Manchester

Cheshire chief constable probe 'flawed' and 'flimsy'

Simon Byrne, Chief Constable of Cheshire
Image caption Simon Byrne was suspended by Cheshire Constabulary last year

A gross misconduct investigation into a chief constable was "flawed" and based on "flimsy" allegations, a report has found.

Simon Byrne was suspended and accused of bullying staff at Cheshire Constabulary before being cleared last year.

A report has blamed police commissioner David Keane for "failures in the investigation and a lack of rigour".

Mr Keane said he would "consider" the findings of the report.

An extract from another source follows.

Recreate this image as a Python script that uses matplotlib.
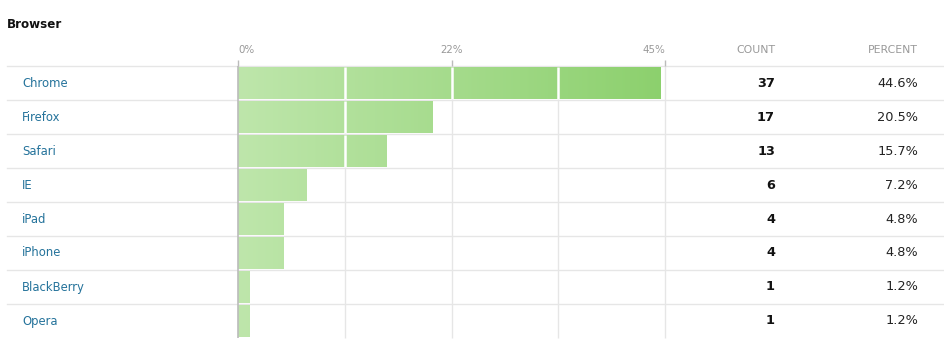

The misconduct hearing eventually completely absolved Mr Byrne and ruled that the case, which cost more than £450,000 in public funds, "could and should have been avoided".

Mr Byrne has since been appointed chief constable of the Police Service of Northern Ireland

The newly-published report by cross-party councillors on Cheshire's police and crime panel, who hold Mr Keane to account, said he was "still finding his feet" as a newly-elected commissioner when the allegations were first made in 2016.

'Bureaucratic and unbalanced'

The commissioner had "incomplete knowledge" of the relevant rules and laws, his investigation was "under-resourced" and it had "insufficient attention to detail", the report said.

The panel said the cost and complexity of the process was inflated because "many" of the allegations were "flimsy" due to "failures" and a "lack of rigour" at the commissioner's office.

Mr Keane previously blamed "sub optimal" work by the investigators he appointed, but the panel said it was "unsatisfactory" for the commissioner to "blame others for the shortcomings in work done by him or in his name".

The report, to be sent to the Home Office, called for the government to change the "overly complicated, bureaucratic and unbalanced" regulations that govern the discipline of chief officers.

It added it was a "serious oversight" that there was no national appraisal system for chief constables.

The Home Secretary is asked to give police and crime panels "an early and direct role" so they can hold commissioners to account if they suspend a chief constable.